For instance you may find that the pine used to make the object was also used to make simple children’s toys, why not use all the materials that went into the construction of the object to make the largest possible version of one of those toys. The poetics involved coming into play as the artist looks for an image or action that will have ‘resonance’ and yet will still remain active within the closed loop of information obtained directly through unpeeling the layers of information surrounding the object. A voyage may be decided upon that takes you back to the Scandinavian forests that ‘birthed’ the wood that the object was made from. The object of the voyage may be to return the wood to its ‘place of birth’. But in what format? Perhaps if the wood had been refashioned into a toy train, it may travel in a different method to one proposed if it was made into a toy boat. Each move of the game should imply another, associations often building upon each other, until a dense matrix of interconnected decisions are built, each decision having a certain ‘logic’ to it, but a poetic logic more akin to the logics developed by Duchamp, or if we go a little further back the logics opened out by Raymond Roussel in his classic book ‘Impressions of Africa’. See
There are many examples of this type of work, for instance the work of Simon Starling who describes his work as ‘the physical manifestation of a thought process’ a thought process that reveals hidden histories and relationships. His Shedboatshed (Mobile Architecture No 2) and One Ton, II  both from 2005 demonstrate a circularity of links that lie behind the generation of his poetic narratives. In ‘One Ton II’ one ton of ore, mined from a South African open cast mine, was used to produce just five handmade platinum prints of images of the mine. He was pointing to the fact that it takes one ton of ore to get enough platinum to make just 5 platinum prints, thus opening out issues surrounding the exploitation of both people and land associated with platinum production. Using video, film, slide projections, photography and sculpture, Starling’s work opens out complex histories, with sometimes quite elliptical connections. Cornelia Parker also works in a similar territory. A typical example being her ‘Pornographic Drawings’, images resembling Rorschach blots were made from pornographic videotapes dissolved in solvent. Rorschach blots were often used by psychiatrists to tap into people’s unconscious and as Freud based so many of his ideas on sexual repression, Parker is able to neatly bring the idea to a very satisfactory closure.

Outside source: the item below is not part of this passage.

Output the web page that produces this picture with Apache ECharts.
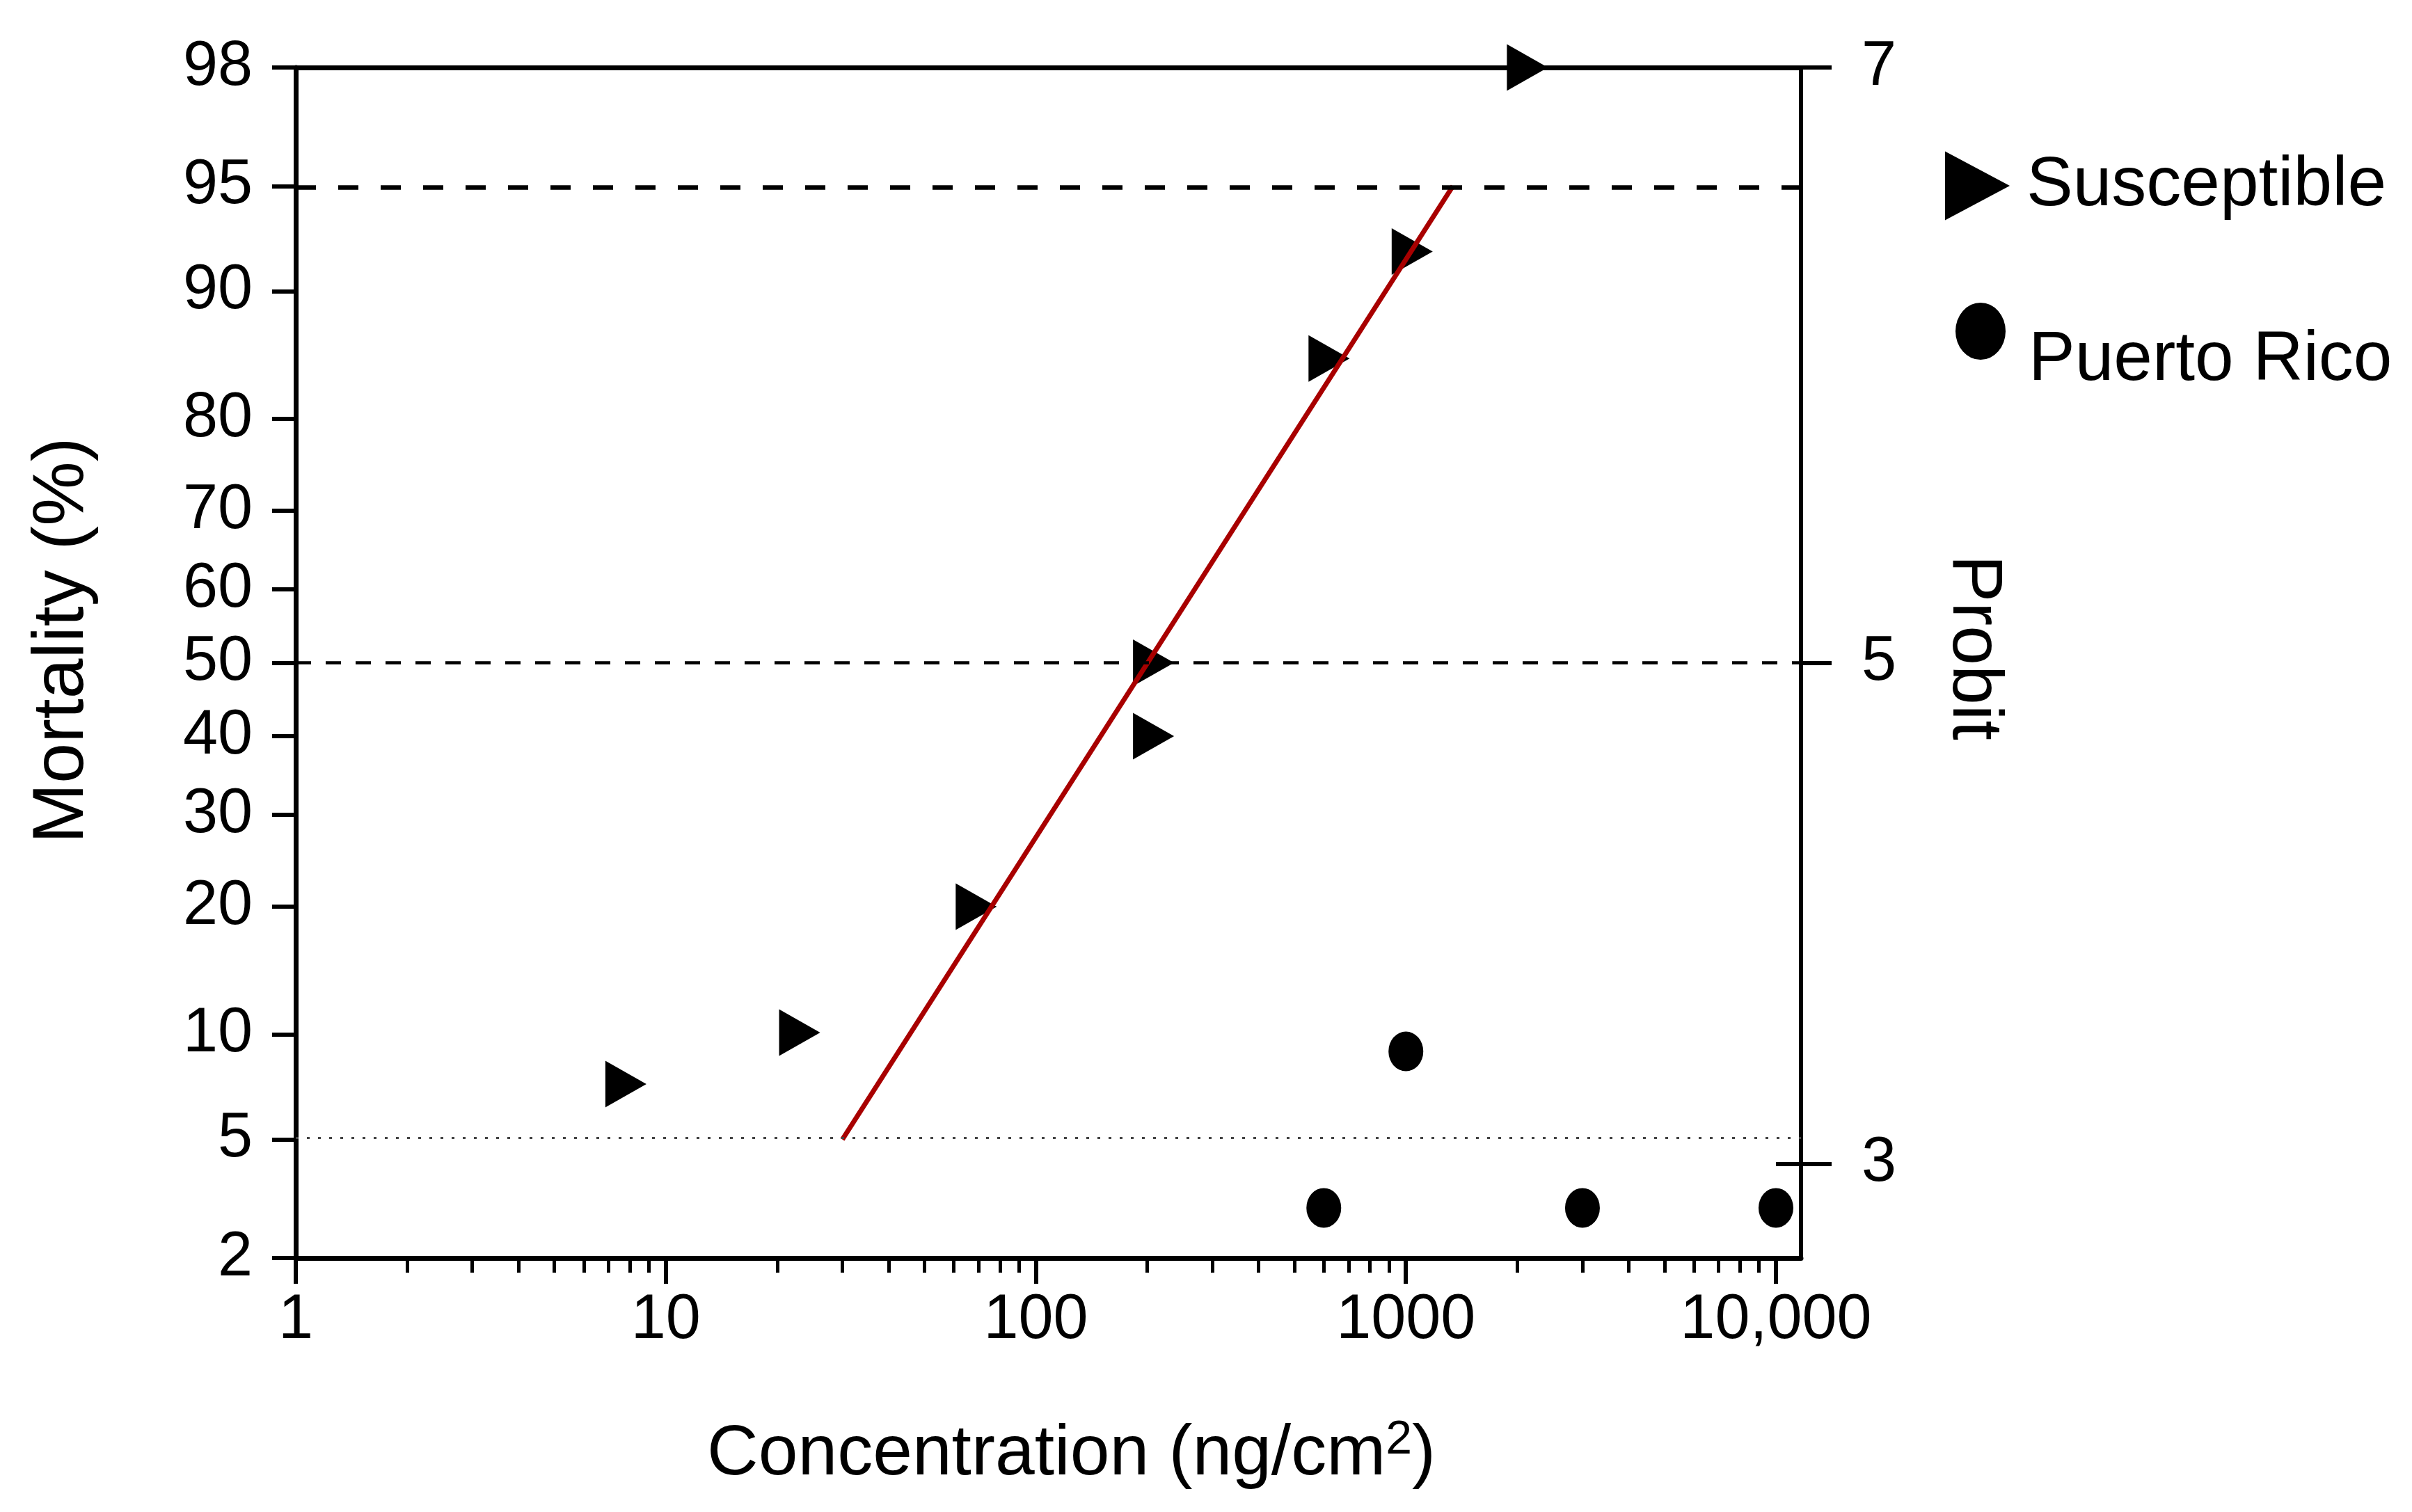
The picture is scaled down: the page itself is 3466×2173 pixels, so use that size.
<!DOCTYPE html>
<html>
<head>
<meta charset="utf-8">
<script src="https://cdn.jsdelivr.net/npm/echarts@6/dist/echarts.min.js"></script>
<style>
html,body{margin:0;padding:0;background:#ffffff;}
#chart{width:3466px;height:2173px;}
</style>
</head>
<body>
<div id="chart"></div>
<script>
// ---------------- data ----------------
const susceptibleConc = [7.8, 23, 69, 208, 208, 620, 1040, 2130];
const susceptibleMort = [7.3, 10.1, 20, 40, 50, 85.3, 92.2, 98];
const puertoRicoConc = [600, 1000, 3000, 10000];
const puertoRicoMort = [3, 9, 3, 3];
const fitConc = [30, 1340];
const fitMort = [5, 95];
const refLineMort = [95, 50, 5];

const mortalityTicks = [2, 5, 10, 20, 30, 40, 50, 60, 70, 80, 90, 95, 98];
const probitTickLabels = ['3', '5', '7'];
const probitTickMort = [4.2, 50, 98];
const concTicks = [1, 10, 100, 1000, 10000];
const concTickLabels = ['1', '10', '100', '1000', '10,000'];
const concMinorTicks = [2, 3, 4, 5, 6, 7, 8, 9,
  20, 30, 40, 50, 60, 70, 80, 90,
  200, 300, 400, 500, 600, 700, 800, 900,
  2000, 3000, 4000, 5000, 6000, 7000, 8000, 9000];
const concMin = 1, concMax = 11688;
const mortMin = 2, mortMax = 98;

// ---------------- probit scale (inverse normal CDF) ----------------
function probit(p) {
  const a = [-3.969683028665376e+01, 2.209460984245205e+02, -2.759285104469687e+02, 1.383577518672690e+02, -3.066479806614716e+01, 2.506628277459239e+00];
  const b = [-5.447609879822406e+01, 1.615858368580409e+02, -1.556989798598866e+02, 6.680131188771972e+01, -1.328068155288572e+01];
  const c = [-7.784894002430293e-03, -3.223964580411365e-01, -2.400758277161838e+00, -2.549732539343734e+00, 4.374664141464968e+00, 2.938163982698783e+00];
  const d = [7.784695709041462e-03, 3.224671290700398e-01, 2.445134137142996e+00, 3.754408661907416e+00];
  const pl = 0.02425, ph = 1 - pl;
  let q, r;
  if (p < pl) {
    q = Math.sqrt(-2 * Math.log(p));
    return (((((c[0]*q+c[1])*q+c[2])*q+c[3])*q+c[4])*q+c[5]) / ((((d[0]*q+d[1])*q+d[2])*q+d[3])*q+1);
  }
  if (p <= ph) {
    q = p - 0.5; r = q * q;
    return (((((a[0]*r+a[1])*r+a[2])*r+a[3])*r+a[4])*r+a[5])*q / (((((b[0]*r+b[1])*r+b[2])*r+b[3])*r+b[4])*r+1);
  }
  q = Math.sqrt(-2 * Math.log(1 - p));
  return -(((((c[0]*q+c[1])*q+c[2])*q+c[3])*q+c[4])*q+c[5]) / ((((d[0]*q+d[1])*q+d[2])*q+d[3])*q+1);
}
const Z = pct => probit(pct / 100);

const FONT = 'Liberation Sans, Arial, Helvetica, sans-serif';
const yMin = Z(mortMin), yMax = Z(mortMax);
const lgMax = Math.log10(concMax);

function labelFor(values, labels, v) {
  for (let i = 0; i < values.length; i++) {
    if (Math.abs(values[i] - v) < 1e-6) return labels[i];
  }
  return '';
}

const mortTickZ = mortalityTicks.map(Z);
const probitTickZ = probitTickMort.map(Z);
const concTickLg = concTicks.map(Math.log10);
const concMinorLg = concMinorTicks.map(Math.log10);

const susceptibleData = susceptibleConc.map((c, i) => [c, Z(susceptibleMort[i])]);
const puertoRicoData = puertoRicoConc.map((c, i) => [c, Z(puertoRicoMort[i])]);
const fitData = fitConc.map((c, i) => [c, Z(fitMort[i])]);

const ellipsePath = 'path://M0,50 A50,50 0 1,1 100,50 A50,50 0 1,1 0,50 Z';
const rightTrianglePath = 'path://M0,0 L100,50 L0,100 Z';

const chart = echarts.init(document.getElementById('chart'), null, {renderer: 'canvas', devicePixelRatio: 1});

const option = {
  animation: false,
  backgroundColor: '#ffffff',
  textStyle: {fontFamily: FONT, color: '#000'},
  grid: {left: 425, right: 878, top: 97, bottom: 365, outerBoundsMode: 'none', containLabel: false},
  legend: [
    {
      data: [{name: 'Susceptible', icon: rightTrianglePath}],
      left: 2795, top: 217,
      orient: 'vertical', padding: 0, itemGap: 0,
      itemWidth: 93, itemHeight: 99,
      symbolKeepAspect: false,
      selectedMode: false,
      textStyle: {fontFamily: FONT, fontSize: 100, color: '#000', padding: [0, 0, 0, 19]}
    },
    {
      data: [{name: 'Puerto Rico', icon: ellipsePath}],
      left: 2810, top: 384,
      orient: 'vertical', padding: 0, itemGap: 0,
      itemWidth: 72, itemHeight: 82,
      symbolKeepAspect: false,
      selectedMode: false,
      formatter: '\n{name}',
      textStyle: {fontFamily: FONT, fontSize: 100, lineHeight: 84, color: '#000', padding: [0, 0, 0, 28]}
    }
  ],
  xAxis: [
    { // data axis (log scale)
      type: 'log', logBase: 10, min: concMin, max: concMax,
      position: 'bottom',
      axisLine: {show: true, onZero: false, lineStyle: {color: '#000', width: 7}},
      axisTick: {show: false},
      axisLabel: {show: false},
      splitLine: {show: false},
      name: 'Concentration (ng/cm{sup|2})',
      nameLocation: 'middle',
      nameGap: 228,
      nameTextStyle: {
        fontFamily: FONT, fontSize: 102, lineHeight: 110, color: '#000',
        padding: [0, 0, 0, 66],
        rich: {sup: {fontFamily: FONT, fontSize: 68, color: '#000', verticalAlign: 'top'}}
      }
    },
    { // major ticks + labels (log10 units)
      type: 'value', min: 0, max: lgMax, position: 'bottom',
      axisLine: {show: false, onZero: false},
      axisTick: {show: true, customValues: concTickLg, length: 37, lineStyle: {color: '#000', width: 6}},
      axisLabel: {
        show: true, customValues: concTickLg, margin: 45,
        fontFamily: FONT, fontSize: 90, color: '#000',
        formatter: v => labelFor(concTickLg, concTickLabels, v)
      },
      splitLine: {show: false}
    },
    { // minor ticks
      type: 'value', min: 0, max: lgMax, position: 'bottom',
      axisLine: {show: false, onZero: false},
      axisTick: {show: true, customValues: concMinorLg, length: 21, lineStyle: {color: '#000', width: 5}},
      axisLabel: {show: false},
      splitLine: {show: false}
    },
    { // top border at 98 %
      type: 'value', min: 0, max: 1, position: 'top',
      axisLine: {show: true, onZero: false, lineStyle: {color: '#000', width: 7}},
      axisTick: {show: false}, axisLabel: {show: false}, splitLine: {show: false}
    }
  ],
  yAxis: [
    { // mortality (probit scale)
      type: 'value', min: yMin, max: yMax, position: 'left',
      axisLine: {show: true, onZero: false, lineStyle: {color: '#000', width: 7}},
      axisTick: {show: true, customValues: mortTickZ, length: 34, lineStyle: {color: '#000', width: 6}},
      axisLabel: {
        show: true, customValues: mortTickZ, margin: 62,
        fontFamily: FONT, fontSize: 90, color: '#000',
        formatter: v => labelFor(mortTickZ, mortalityTicks.map(String), v)
      },
      splitLine: {show: false},
      name: 'Mortality (%)',
      nameLocation: 'middle',
      nameGap: 283,
      nameTextStyle: {fontFamily: FONT, fontSize: 104, color: '#000', padding: [0, 0, 0, 64]}
    },
    { // probit axis on right
      type: 'value', min: yMin, max: yMax, position: 'right',
      axisLine: {show: true, onZero: false, lineStyle: {color: '#000', width: 6}},
      axisTick: {show: true, customValues: probitTickZ, length: 44, lineStyle: {color: '#000', width: 6}},
      axisLabel: {
        show: true, customValues: probitTickZ, margin: 87,
        fontFamily: FONT, fontSize: 90, color: '#000',
        formatter: v => labelFor(probitTickZ, probitTickLabels, v)
      },
      splitLine: {show: false},
      name: 'Probit',
      nameLocation: 'middle',
      nameRotate: -90,
      nameGap: 196,
      nameTextStyle: {fontFamily: FONT, fontSize: 102, color: '#000', padding: [0, 44, 0, 0]}
    },
    { // inner half of the probit-3 tick
      type: 'value', min: yMin, max: yMax, position: 'right',
      axisLine: {show: false, onZero: false},
      axisTick: {show: true, inside: true, customValues: [probitTickZ[0]], length: 36, lineStyle: {color: '#000', width: 6}},
      axisLabel: {show: false},
      splitLine: {show: false}
    }
  ],
  series: [
    {
      name: 'refLines', type: 'line', xAxisIndex: 0, yAxisIndex: 0, z: 1,
      data: [], silent: true,
      markLine: {
        silent: true, symbol: ['none', 'none'], label: {show: false},
        emphasis: {disabled: true},
        data: [
          {yAxis: Z(refLineMort[0]), lineStyle: {color: '#000', width: 6.5, type: [29, 32]}},
          {yAxis: Z(refLineMort[1]), lineStyle: {color: '#000', width: 4.5, type: [22, 21]}},
          {yAxis: Z(refLineMort[2]), lineStyle: {color: '#444', width: 3, type: [4, 12]}}
        ]
      }
    },
    {
      name: 'Susceptible', type: 'scatter', xAxisIndex: 0, yAxisIndex: 0, z: 2,
      symbol: 'triangle', symbolRotate: -90, symbolSize: [67, 59],
      itemStyle: {color: '#000', opacity: 1},
      data: susceptibleData
    },
    {
      name: 'Puerto Rico', type: 'scatter', xAxisIndex: 0, yAxisIndex: 0, z: 2,
      symbol: ellipsePath, symbolSize: [50, 57],
      itemStyle: {color: '#000', opacity: 1},
      data: puertoRicoData
    },
    {
      name: 'Probit fit', type: 'line', xAxisIndex: 0, yAxisIndex: 0, z: 3,
      symbol: 'none', silent: true,
      lineStyle: {color: '#a80000', width: 7},
      data: fitData
    }
  ]
};
chart.setOption(option);
</script>
</body>
</html>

Cornelia Parker ‘Pornographic Drawing'

Chris Dobrowolski's work currently on exhibition at &Model demonstrates another variation of this approach. This is a wonderful exhibition, try and get there before it closes. See
This type of work developed out of the conceptual art movement of the late 60s and early 70s, which itself owed much to Duchamp’s previous example. It is only one of many strategies that can be used to generate ideas but a powerful one. Above all it allows for both an intellectual and a poetic engagement with any object or event. Theoretically this type of work can be supported by Benjamin’s concept of ur-history. Walter Benjamin looked at mass culture as a source of philosophical truth. The Paris Arcades that fascinated him being a 19th century "ur-form" of the modern shopping experience. Benjamin demonstrates how to read consumer products as both anticipations of social utopia and as gateways into a political critique of culture. A very good introduction to Benjamin’s thinking is ‘The Dialectics of Seeing, Walter Benjamin and the Arcades Project’ by Susan Buck-Morss.  
I realise this has been a long post, but working this way can be a very useful strategy and one that lies very close to the core of much contemporary practice.